2 Georgia state House incumbents lose to challengers in primaries

ATLANTA (AP) — Two Georgia state House incumbents have lost to challengers, another incumbent could face a runoff, and some former lawmakers may be on their way back to the Georgia Capitol after party primaries this week.

Republican Lauren Daniel lost a rematch of her 2022 primary to Noelle Kahaian on Tuesday in a district around Locust Grove in suburban Henry County, while Democrat Teri Anulewicz lost to challenger Gabriel Sanchez in a district around Smyrna in suburban Cobb County. Both districts had been significantly altered during a round of court-ordered redistricting last year.

Another result of that redistricting was Republicans pairing Democratic incumbents Becky Evans and Saira Draper in a DeKalb County district. Draper easily beat Evans in that matchup, although Evans had served longer in the House, in part because the redrawn district included more of Draper’s former territory.

And in far southeast Georgia, Republican Steven Sainz could be headed to a runoff against retired Naval officer and airline pilot Glenn Cook in a district that covers Camden County and part of Glynn County.

Sainz said late ballots could still put him over the top but that he’s operating on the assumption that there will be a runoff. “We plan to win,” Sainz wrote in a text.

What to know about the 2024 Election

Of course, it’s unusual for incumbents to face trouble in legislative primaries. In the Senate, all 11 incumbents who faced primaries won, including six Republicans and five Democrats. In the House 13 Republican and 13 Democratic incumbents turned back challengers.

Among incumbents who won were Sen. Elena Parent, an Atlanta Democrat who beat former state Sen. Nadine Thomas in a redrawn district covering parts of DeKalb and Clayton counties; Sen. Sally Harrell, an Atlanta Democrat who turned back a challenge from David Lubin in a DeKalb County district; and Sen. Ben Watson, a Savannah Republican who beat right-wing GOP challenger Beth Majeroni.

Sanchez ran on a platform of guaranteeing housing and health care to all Georgians, describing himself as a democratic socialist. Sanchez said Wednesday that his policy positions are more important than the label, but that this identity places him on the left wing of the Democratic caucus, whereas Anulewicz was in the middle of her party.

“I really have seen just how much the government doesn’t work for regular working people in Georgia, and we are missing voices who are really going to fight for working people,” said Sanchez, who said he also wanted to represent Hispanic voters in southern Cobb County.

He’s also been active in opposing a new Atlanta public safety training center, called “Cop City” by detractors.

Anulewicz said she would seek other ways to keep working for Georgians and her community.

“My service to my community helped make Georgia a more just and humane society, and for that I will always be proud,” Anulewicz said in a statement.

Kahaian may be further to the right than Daniel, who had focused on children’s and family issues as the mother of a young son, Zane, whom she often brought to the Capitol.
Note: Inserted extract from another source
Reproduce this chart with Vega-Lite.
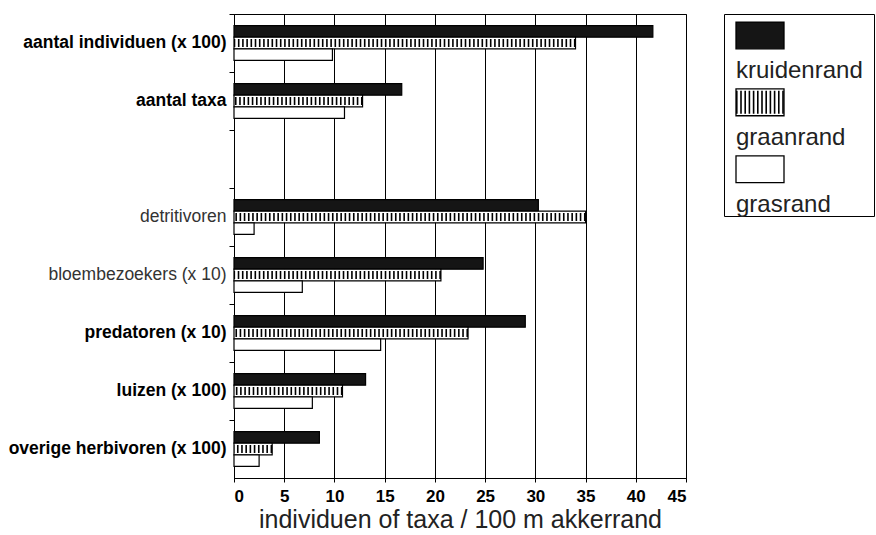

Kahaian first rose to notice by working to make it easier for parents to challenge school books that they found inappropriate. She’s also been active in Republican efforts to change election laws after the 2020 election.

Daniel said she felt Kahaian had unfairly tried to make her race about national issues, saying low-turnout party primaries may contribute to a polarized legislature.

“I think it’s a mistake to nationalize a local seat like this, because I don’t think that’s how you serve anybody,” Daniel said.

Kahaian did not return a phone call and text seeking comment on Wednesday.

At least two former lawmakers could be returning to the Capitol’s gold dome. Floyd Griffin, formerly a state senator and Milledgeville mayor, won a Democratic primary in House District 149, covering parts of Baldwin, Bibb and Jones counties. He’ll face Republican incumbent Ken Vance in November in a district that was redrawn to give it a Black majority. And Valencia Stovall, a former House member, is going to a Democratic runoff in state Senate District 34, a Black-majority open seat that covers parts of Clayton and Fayette counties.